When optimizing our sites for search, we pick focus keywords, and do our best to inlay them with our text and headers, image alt tags, meta data and more. We insert internal links using these keywords throughout our text leading to other relevant pages, and place additional links on other similarly themed pages that will lead back. We do all of this to help build up Google’s association with our web page regarding our target terms – this is all part of the onsite SEO process so that our site places higher on our focus terms.
The problem with the onsite process is that it can often lead to a poor user experience. While one, relevant internal link can help viewers gain content for something, too many becomes overwhelming. Repetitive terms throughout our content make for dull reading, and too many onsite headers make an article look cluttered and keyword “stuffed”. So while these onsite SEO elements will help build up your traffic, they may also drive it away.
What we, as an SEO agency need to do is find the proper balance between SEO and user experience so that we can bring in more traffic while making sure that the new visitors stay on the page and convert.
How Do We Measure UX?
User experience can be measured in a few different ways, but the underlying concept is that the more user engagement, the better the experience. The main analytics metrics that we look at for measuring the user’s engagement is bounce rate, time on site, pages viewed, and of course conversions. The bounce rate refers to whether or not an individual user views the landing page and leaves, or if they venture into the site to see more. Generally, we want to see people going through the website and viewing more content. Time on site and pages viewed are pretty self-explanatory. The longer someone is on the site and the more pages they viewed, the more interested in your content they are. Finally, conversions – these can be set up depending on your goals, and often change from site to site. Whether it is a form submission, an event occurrence, or more, you can set goals for your website and measure how often your visitors are hitting them. Obviously, with a higher conversion rate we can assume a better user experience.
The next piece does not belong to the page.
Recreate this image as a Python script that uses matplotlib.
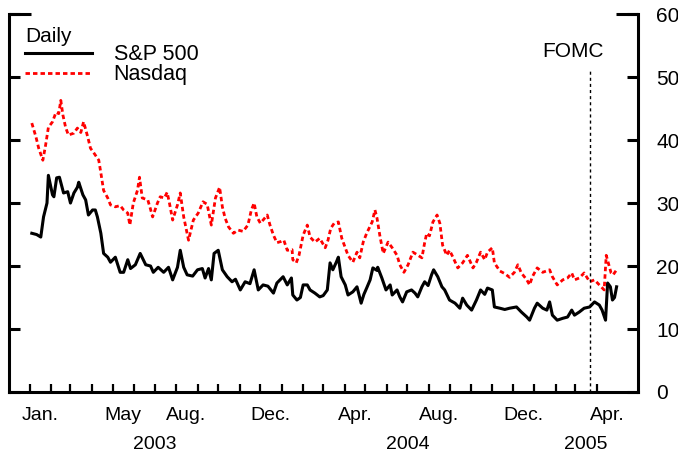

The problem with optimizing User Experience from an SEO perspective is that often what drives a good user experience conflicts with content optimized for search. People reading a site often want engaging media like a video, or info graph - both of which can be optimized by search, but only have a minimal effect when compared to the SEO capabilities of text-based content.
Measuring SEO Effectiveness
SEO effectiveness is rather straight forward, we look at placement benchmarks and “organic search traffic” in Analytics. When looking at keyword placement benchmarks, it is important to keep in mind that everyone sees search results differently, so they should be used more to establish a pattern in ranking – and not a verbatim result of SEO efforts. Traffic through organic search is the more important metric to analyze and use for an SEO campaign’s effectiveness. This is the raw data showing you how many people visited your site from search engines. In Google Analytics, you can also get the break down of the Organic Search Traffic bounce rate, time on site, pages viewed, and conversions, which is the data that is used to help balance the search traffic and user experience.
Balancing User Experience and SEO
You may see traffic from organic search going up and up month over month, and think it’s a good sign, but you must dig deeper than just the total viewers. If you’re traffic is going up, but user engagement is going down, then your SEO efforts may be getting wasted – or at the very least are inefficient. What we want to see when it comes to balancing SEO and user experience is the “effective users”. These users can most easily be defined as those with a 0% bounce rate, meaning they viewed at least 2 pages on your site. This is where is imperative that you compare not only the amount of traffic, but its’ bounce rate as well – as more users with a higher bounce rate may end up having less “effective users” than a lower overall amount of traffic with a lower bounce rate. Consider the chart below.
What that chart shows you is that a lower amount of high-quality traffic is more valuable than a higher amount of low-quality traffic, which seems obvious when examined in-depth, but is often overlooked.
Effective Users are essentially the outcome of well-balanced SEO and user experience. It shows that the website is placing well under the right keyword phrases and bringing in people who are actually interested in the products and / or services being offered. So always be sure to analyze this metric and make sure that the goal of your online marketing strategy is to cater to and grow effective users.